───── Dataset extract
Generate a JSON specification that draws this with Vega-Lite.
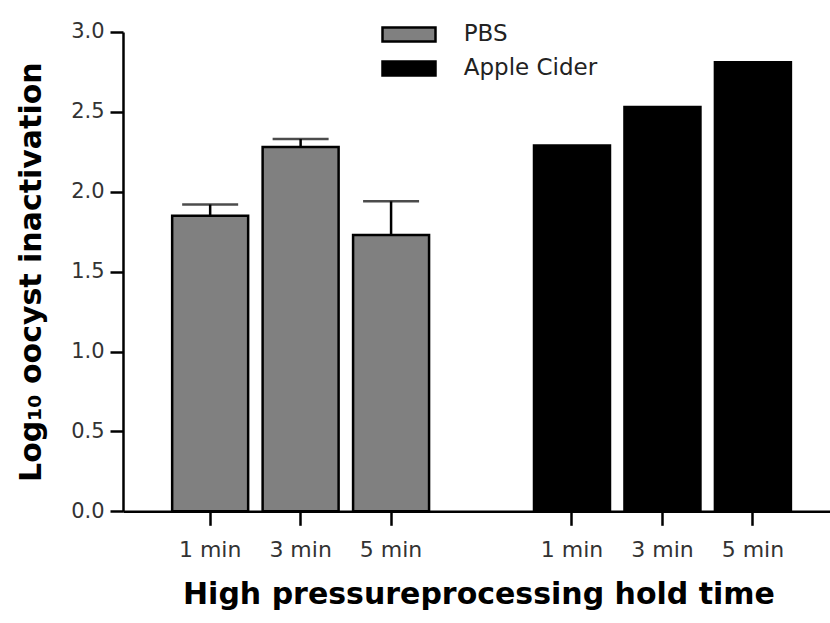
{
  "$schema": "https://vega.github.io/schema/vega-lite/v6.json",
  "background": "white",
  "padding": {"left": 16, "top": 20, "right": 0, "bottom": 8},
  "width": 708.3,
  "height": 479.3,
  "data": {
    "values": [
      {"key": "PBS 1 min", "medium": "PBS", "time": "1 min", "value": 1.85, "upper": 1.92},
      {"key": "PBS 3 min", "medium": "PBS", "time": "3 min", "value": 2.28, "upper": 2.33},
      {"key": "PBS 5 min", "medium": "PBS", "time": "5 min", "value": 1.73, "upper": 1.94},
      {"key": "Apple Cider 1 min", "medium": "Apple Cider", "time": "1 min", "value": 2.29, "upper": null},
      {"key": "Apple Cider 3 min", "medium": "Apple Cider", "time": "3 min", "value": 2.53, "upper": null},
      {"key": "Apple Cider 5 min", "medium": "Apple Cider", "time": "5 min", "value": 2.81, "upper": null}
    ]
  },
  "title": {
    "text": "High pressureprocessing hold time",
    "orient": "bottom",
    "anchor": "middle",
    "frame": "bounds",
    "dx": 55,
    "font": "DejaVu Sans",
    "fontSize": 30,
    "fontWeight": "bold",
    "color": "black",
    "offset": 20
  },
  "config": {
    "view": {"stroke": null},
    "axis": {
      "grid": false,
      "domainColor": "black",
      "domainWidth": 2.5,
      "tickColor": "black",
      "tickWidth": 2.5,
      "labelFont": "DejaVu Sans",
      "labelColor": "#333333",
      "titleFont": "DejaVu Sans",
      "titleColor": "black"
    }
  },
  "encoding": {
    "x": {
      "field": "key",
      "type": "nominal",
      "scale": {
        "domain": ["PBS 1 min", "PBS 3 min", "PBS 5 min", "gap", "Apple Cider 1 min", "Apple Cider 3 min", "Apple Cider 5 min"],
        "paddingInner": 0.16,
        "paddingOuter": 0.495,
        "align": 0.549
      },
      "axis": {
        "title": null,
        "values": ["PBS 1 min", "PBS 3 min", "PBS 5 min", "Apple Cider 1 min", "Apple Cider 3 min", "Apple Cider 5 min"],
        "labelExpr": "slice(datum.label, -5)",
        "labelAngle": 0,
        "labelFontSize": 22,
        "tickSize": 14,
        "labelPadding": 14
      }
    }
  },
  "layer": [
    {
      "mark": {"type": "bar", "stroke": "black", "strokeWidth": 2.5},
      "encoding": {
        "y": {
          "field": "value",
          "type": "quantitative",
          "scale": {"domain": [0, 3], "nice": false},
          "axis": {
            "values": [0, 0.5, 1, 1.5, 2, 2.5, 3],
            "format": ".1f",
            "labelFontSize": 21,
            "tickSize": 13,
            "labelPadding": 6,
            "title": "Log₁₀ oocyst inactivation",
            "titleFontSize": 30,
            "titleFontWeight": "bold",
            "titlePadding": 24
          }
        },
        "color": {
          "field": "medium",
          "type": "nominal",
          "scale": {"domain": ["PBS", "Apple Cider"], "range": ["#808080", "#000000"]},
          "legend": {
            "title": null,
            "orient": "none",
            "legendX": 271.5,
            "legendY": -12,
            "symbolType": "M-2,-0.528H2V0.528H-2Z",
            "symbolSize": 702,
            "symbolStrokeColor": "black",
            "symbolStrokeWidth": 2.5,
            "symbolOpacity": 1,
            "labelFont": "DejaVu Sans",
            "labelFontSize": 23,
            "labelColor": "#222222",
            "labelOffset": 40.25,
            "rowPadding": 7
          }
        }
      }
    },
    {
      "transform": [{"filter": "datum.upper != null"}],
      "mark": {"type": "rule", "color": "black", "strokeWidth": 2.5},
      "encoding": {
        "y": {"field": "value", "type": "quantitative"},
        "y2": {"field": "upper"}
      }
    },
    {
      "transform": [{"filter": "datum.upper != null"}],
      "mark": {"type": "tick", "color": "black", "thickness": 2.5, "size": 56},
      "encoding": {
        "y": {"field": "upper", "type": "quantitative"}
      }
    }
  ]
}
──────────
Exercise aim:
Without the pictures, retype the whole of the material above exactly.

Answer to the task:
Generate a JSON specification that draws this with Vega-Lite.
{
  "$schema": "https://vega.github.io/schema/vega-lite/v6.json",
  "background": "white",
  "padding": {"left": 16, "top": 20, "right": 0, "bottom": 8},
  "width": 708.3,
  "height": 479.3,
  "data": {
    "values": [
      {"key": "PBS 1 min", "medium": "PBS", "time": "1 min", "value": 1.85, "upper": 1.92},
      {"key": "PBS 3 min", "medium": "PBS", "time": "3 min", "value": 2.28, "upper": 2.33},
      {"key": "PBS 5 min", "medium": "PBS", "time": "5 min", "value": 1.73, "upper": 1.94},
      {"key": "Apple Cider 1 min", "medium": "Apple Cider", "time": "1 min", "value": 2.29, "upper": null},
      {"key": "Apple Cider 3 min", "medium": "Apple Cider", "time": "3 min", "value": 2.53, "upper": null},
      {"key": "Apple Cider 5 min", "medium": "Apple Cider", "time": "5 min", "value": 2.81, "upper": null}
    ]
  },
  "title": {
    "text": "High pressureprocessing hold time",
    "orient": "bottom",
    "anchor": "middle",
    "frame": "bounds",
    "dx": 55,
    "font": "DejaVu Sans",
    "fontSize": 30,
    "fontWeight": "bold",
    "color": "black",
    "offset": 20
  },
  "config": {
    "view": {"stroke": null},
    "axis": {
      "grid": false,
      "domainColor": "black",
      "domainWidth": 2.5,
      "tickColor": "black",
      "tickWidth": 2.5,
      "labelFont": "DejaVu Sans",
      "labelColor": "#333333",
      "titleFont": "DejaVu Sans",
      "titleColor": "black"
    }
  },
  "encoding": {
    "x": {
      "field": "key",
      "type": "nominal",
      "scale": {
        "domain": ["PBS 1 min", "PBS 3 min", "PBS 5 min", "gap", "Apple Cider 1 min", "Apple Cider 3 min", "Apple Cider 5 min"],
        "paddingInner": 0.16,
        "paddingOuter": 0.495,
        "align": 0.549
      },
      "axis": {
        "title": null,
        "values": ["PBS 1 min", "PBS 3 min", "PBS 5 min", "Apple Cider 1 min", "Apple Cider 3 min", "Apple Cider 5 min"],
        "labelExpr": "slice(datum.label, -5)",
        "labelAngle": 0,
        "labelFontSize": 22,
        "tickSize": 14,
        "labelPadding": 14
      }
    }
  },
  "layer": [
    {
      "mark": {"type": "bar", "stroke": "black", "strokeWidth": 2.5},
      "encoding": {
        "y": {
          "field": "value",
          "type": "quantitative",
          "scale": {"domain": [0, 3], "nice": false},
          "axis": {
            "values": [0, 0.5, 1, 1.5, 2, 2.5, 3],
            "format": ".1f",
            "labelFontSize": 21,
            "tickSize": 13,
            "labelPadding": 6,
            "title": "Log₁₀ oocyst inactivation",
            "titleFontSize": 30,
            "titleFontWeight": "bold",
            "titlePadding": 24
          }
        },
        "color": {
          "field": "medium",
          "type": "nominal",
          "scale": {"domain": ["PBS", "Apple Cider"], "range": ["#808080", "#000000"]},
          "legend": {
            "title": null,
            "orient": "none",
            "legendX": 271.5,
            "legendY": -12,
            "symbolType": "M-2,-0.528H2V0.528H-2Z",
            "symbolSize": 702,
            "symbolStrokeColor": "black",
            "symbolStrokeWidth": 2.5,
            "symbolOpacity": 1,
            "labelFont": "DejaVu Sans",
            "labelFontSize": 23,
            "labelColor": "#222222",
            "labelOffset": 40.25,
            "rowPadding": 7
          }
        }
      }
    },
    {
      "transform": [{"filter": "datum.upper != null"}],
      "mark": {"type": "rule", "color": "black", "strokeWidth": 2.5},
      "encoding": {
        "y": {"field": "value", "type": "quantitative"},
        "y2": {"field": "upper"}
      }
    },
    {
      "transform": [{"filter": "datum.upper != null"}],
      "mark": {"type": "tick", "color": "black", "thickness": 2.5, "size": 56},
      "encoding": {
        "y": {"field": "upper", "type": "quantitative"}
      }
    }
  ]
}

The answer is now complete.